---------- PROVIDED MATERIAL
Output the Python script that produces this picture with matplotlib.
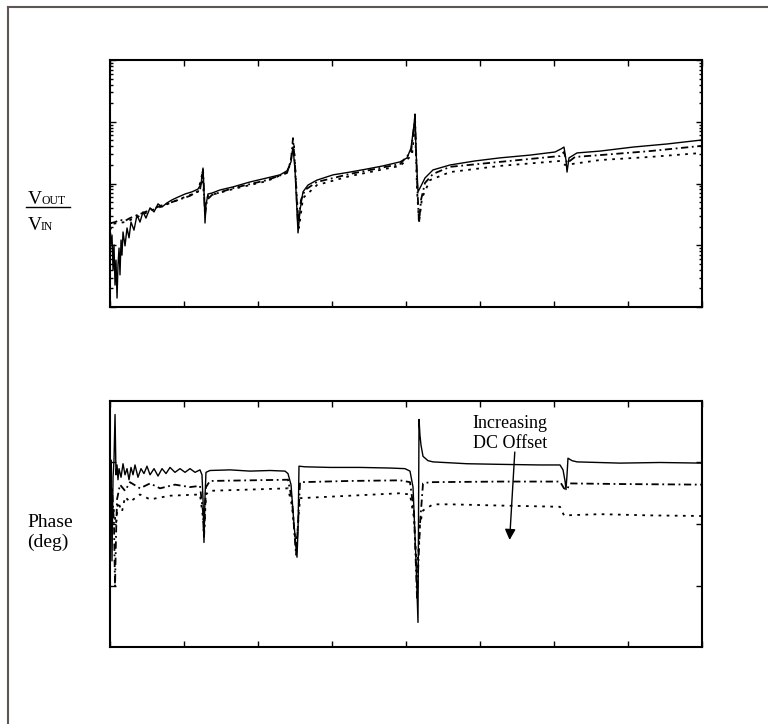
import matplotlib
matplotlib.use("Agg")
import matplotlib.pyplot as plt
from matplotlib.lines import Line2D
import numpy as np

plt.rcParams["font.family"] = ["Liberation Serif", "DejaVu Serif"]

# ---------------------------------------------------------------------------
# Data (x: frequency axis 0..8, gain in dB, phase in deg)
# ---------------------------------------------------------------------------

# magnitude, solid trace (lowest DC offset)
MAG_F_A = [0, 0.027, 0.041, 0.054, 0.068, 0.081, 0.095, 0.108, 0.122, 0.135,
           0.149, 0.162, 0.176, 0.203, 0.230, 0.257, 0.284, 0.324, 0.365, 0.405,
           0.446, 0.486, 0.541, 0.595, 0.649, 0.703, 0.770, 0.838, 0.919, 1.014,
           1.108, 1.189, 1.230, 1.257, 1.270, 1.284, 1.297, 1.324, 1.378, 1.486,
           1.662, 1.892, 2.122, 2.297, 2.392, 2.446, 2.473, 2.500, 2.541, 2.568,
           2.608, 2.676, 2.797, 3.014, 3.243, 3.473, 3.689, 3.919, 4.014, 4.068,
           4.108, 4.122, 4.135, 4.162, 4.203, 4.257, 4.365, 4.595, 4.932, 5.270,
           5.676, 6.014, 6.095, 6.135, 6.162, 6.176, 6.203, 6.311, 6.622, 7.068,
           7.527, 8.0]
MAG_DB_A = [18.5, 23.3, 12.0, 20.1, 7.1, 15.2, 2.9, 13.6, 19.1, 10.4,
            21.7, 16.8, 24.3, 19.8, 25.6, 22.4, 27.5, 24.9, 29.8, 27.5,
            30.8, 28.8, 32.1, 30.8, 33.4, 32.4, 33.7, 34.7, 35.6, 36.6,
            37.3, 38.2, 39.8, 45.0, 37.9, 27.2, 33.0, 36.6, 36.9, 37.9,
            38.9, 40.5, 41.8, 42.8, 44.1, 47.0, 51.8, 44.4, 24.0, 31.4,
            37.3, 39.5, 41.1, 42.8, 43.7, 44.7, 45.7, 47.0, 48.3, 51.5,
            59.0, 62.5, 50.9, 37.3, 39.2, 41.8, 44.4, 46.0, 47.3, 48.3,
            49.2, 50.2, 51.2, 51.8, 47.6, 43.7, 48.3, 49.9, 50.5, 51.8,
            52.8, 54.1]

# magnitude, dash-dot trace
MAG_F_B = [0, 0.014, 0.068, 0.135, 0.203, 0.270, 0.405, 0.541, 0.676, 0.878,
           1.081, 1.216, 1.257, 1.284, 1.311, 1.378, 1.662, 2.122, 2.392, 2.446,
           2.473, 2.500, 2.541, 2.581, 2.635, 2.797, 3.243, 3.919, 4.068, 4.122,
           4.149, 4.176, 4.203, 4.257, 4.365, 4.595, 5.270, 6.081, 6.135, 6.176,
           6.284, 6.622, 7.297, 8.0]
MAG_DB_B = [21.7, 27.2, 27.5, 28.2, 27.9, 28.8, 30.1, 31.4, 32.7, 34.3,
            36.0, 37.9, 44.4, 29.8, 34.7, 36.3, 38.5, 41.1, 43.4, 47.6,
            54.7, 46.0, 26.6, 34.7, 37.9, 40.5, 43.1, 46.3, 50.2, 61.2,
            41.1, 27.2, 34.7, 40.2, 43.1, 45.4, 47.0, 48.9, 50.2, 46.6,
            48.6, 49.2, 50.5, 52.2]

# magnitude, dotted trace (highest DC offset)
MAG_F_C = [0, 0.027, 0.108, 0.203, 0.338, 0.541, 0.743, 0.946, 1.189, 1.243,
           1.284, 1.324, 1.662, 2.122, 2.405, 2.459, 2.486, 2.527, 2.554, 2.608,
           2.797, 3.243, 3.919, 4.081, 4.122, 4.149, 4.176, 4.216, 4.324, 4.595,
           5.270, 6.081, 6.149, 6.622, 7.297, 8.0]
MAG_DB_C = [24.9, 26.9, 27.2, 27.5, 28.8, 31.1, 33.0, 35.0, 37.3, 42.8,
            33.0, 36.0, 38.2, 40.8, 43.7, 49.2, 52.5, 34.7, 25.6, 35.3,
            39.5, 42.4, 45.7, 49.2, 59.0, 37.9, 27.2, 35.3, 41.1, 43.7,
            45.7, 47.3, 46.0, 47.6, 48.6, 49.9]

# phase, solid trace
PH_F_A = [0, 0.014, 0.027, 0.041, 0.054, 0.068, 0.081, 0.095, 0.108, 0.122,
          0.149, 0.176, 0.203, 0.230, 0.257, 0.284, 0.311, 0.338, 0.378, 0.419,
          0.459, 0.500, 0.541, 0.595, 0.649, 0.703, 0.757, 0.811, 0.878, 0.946,
          1.014, 1.081, 1.149, 1.216, 1.243, 1.257, 1.270, 1.284, 1.297, 1.351,
          1.622, 1.892, 2.162, 2.365, 2.405, 2.446, 2.486, 2.527, 2.541, 2.554,
          2.635, 2.973, 3.378, 3.784, 3.986, 4.054, 4.095, 4.135, 4.162, 4.176,
          4.189, 4.203, 4.230, 4.297, 4.365, 4.824, 5.270, 5.811, 6.081, 6.122,
          6.149, 6.162, 6.176, 6.189, 6.243, 6.311, 6.892, 7.432, 8.0]
PH_DEG_A = [-75, -48, -130, -62, -48, -11, -60, -52, -64, -55,
            -62, -51, -60, -55, -64, -54, -60, -52, -62, -55,
            -59, -53, -60, -55, -61, -55, -59, -54, -58, -55,
            -58, -55, -58, -56, -60, -80, -115, -78, -58, -56.5,
            -56, -57, -56.5, -57, -59, -68, -100, -127, -105, -53,
            -53.5, -54, -54, -54.5, -55, -57, -70, -130, -180, -15,
            -28, -36, -45, -48.5, -49.5, -51, -51.5, -52, -52, -56,
            -65, -72, -60, -46.5, -48.5, -49.5, -50.5, -50, -50.5]

# phase, dash-dot trace
PH_F_B = [0, 0.027, 0.054, 0.068, 0.081, 0.095, 0.135, 0.203, 0.270, 0.405,
          0.541, 0.676, 0.878, 1.081, 1.216, 1.257, 1.270, 1.297, 1.351, 1.892,
          2.405, 2.459, 2.514, 2.541, 2.568, 3.243, 3.919, 4.054, 4.108, 4.149,
          4.189, 4.230, 4.324, 5.270, 6.081, 6.135, 6.176, 6.216, 6.892, 8.0]
PH_DEG_B = [-90, -70, -100, -151, -110, -80, -68, -73, -66, -71,
            -67, -71, -68, -70, -69, -90, -112, -70, -65, -64.5,
            -64, -80, -125, -100, -66, -65, -64.5, -66, -90, -160,
            -100, -67, -66, -65.5, -65.5, -71, -72, -67, -67.5, -68]

# phase, dotted trace
PH_F_C = [0, 0.041, 0.081, 0.108, 0.162, 0.203, 0.270, 0.405, 0.541, 0.811,
          1.216, 1.257, 1.270, 1.297, 1.351, 1.892, 2.405, 2.459, 2.514, 2.541,
          2.568, 3.243, 3.919, 4.054, 4.108, 4.149, 4.189, 4.230, 4.365, 4.595,
          5.270, 6.081, 6.135, 6.622, 7.297, 8.0]
PH_DEG_C = [-95, -85, -100, -82, -90, -78, -82, -76, -80, -77,
            -76, -95, -110, -76, -73, -72, -71, -85, -120, -100,
            -79, -77, -75, -76, -95, -140, -100, -89, -84, -84,
            -85, -86, -93, -92, -93, -93.5]

W, H = 768, 724
fig = plt.figure(figsize=(W / 100, H / 100), dpi=100)

STYLES = [
    dict(color="black", lw=1.0, ls="-"),
    dict(color="black", lw=1.3, ls=(0, (4, 2, 1, 2))),
    dict(color="black", lw=1.3, ls=(0, (1.5, 3))),
]


def setup(ax):
    ax.set_xlim(0, 8)
    ax.set_xticks(np.arange(0, 9))
    ax.tick_params(which="both", direction="in", top=True, right=True,
                   labelbottom=False, labelleft=False, width=1)
    ax.tick_params(which="major", length=4)
    ax.tick_params(which="minor", length=2.5)
    for s in ax.spines.values():
        s.set_linewidth(1.5)


# ---- magnitude panel -------------------------------------------------------
ax1 = fig.add_axes([110 / W, 1 - 307 / H, 592 / W, 247 / H])
for f, db, st in [(MAG_F_A, MAG_DB_A, STYLES[0]),
                  (MAG_F_B, MAG_DB_B, STYLES[1]),
                  (MAG_F_C, MAG_DB_C, STYLES[2])]:
    ax1.plot(f, 10 ** (np.array(db) / 20.0), **st)
ax1.set_yscale("log")
ax1.set_ylim(1, 1e4)
setup(ax1)
ax1.xaxis.set_minor_locator(matplotlib.ticker.NullLocator())

# ---- phase panel -----------------------------------------------------------
ax2 = fig.add_axes([110 / W, 1 - 647 / H, 592 / W, 246 / H])
for f, ph, st in [(PH_F_A, PH_DEG_A, STYLES[0]),
                  (PH_F_B, PH_DEG_B, STYLES[1]),
                  (PH_F_C, PH_DEG_C, STYLES[2])]:
    ax2.plot(f, ph, **st)
ax2.set_ylim(-200, 0)
ax2.set_yticks([-150, -100, -50])
setup(ax2)

ax2.annotate("", xy=(5.40, -113), xytext=(5.47, -41.5),
             arrowprops=dict(arrowstyle="-|>", mutation_scale=16, lw=1.0,
                             color="black", shrinkA=0, shrinkB=0))
ax2.text(5.41, -22, "Increasing", ha="center", va="baseline", fontsize=13)
ax2.text(5.41, -38.2, "DC Offset", ha="center", va="baseline", fontsize=13)

# ---- left labels -----------------------------------------------------------
def fx(px):
    return px / W


def fy(py):
    return 1 - py / H


fig.text(fx(28), fy(204), "V", fontsize=14, va="baseline", ha="left")
fig.text(fx(41), fy(204), "OUT", fontsize=8.5, va="baseline", ha="left")
fig.text(fx(28), fy(230), "V", fontsize=14, va="baseline", ha="left")
fig.text(fx(41), fy(230), "IN", fontsize=8.5, va="baseline", ha="left")
fig.add_artist(Line2D([fx(26), fx(70)], [fy(207), fy(207)], color="black", lw=1.0))

fig.text(fx(27), fy(527), "Phase", fontsize=14, va="baseline", ha="left")
fig.text(fx(27), fy(547), "(deg)", fontsize=14, va="baseline", ha="left")

# ---- outer frame (left and top edges visible) ------------------------------
frame = "#5f5552"
fig.add_artist(Line2D([fx(8), fx(8)], [fy(7), 0], color=frame, lw=1.5))
fig.add_artist(Line2D([fx(8), 1], [fy(7), fy(7)], color=frame, lw=1.5))

fig.savefig("out.png", dpi=100)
--------------------
▸ **PROBLEM REQUIREMENTS**: Show every line above in which the word "matplotlib" occurs.

▸ **SOLUTION TO THE EXERCISE**:
Output the Python script that produces this picture with matplotlib.
import matplotlib
matplotlib.use("Agg")
import matplotlib.pyplot as plt
from matplotlib.lines import Line2D
ax1.xaxis.set_minor_locator(matplotlib.ticker.NullLocator())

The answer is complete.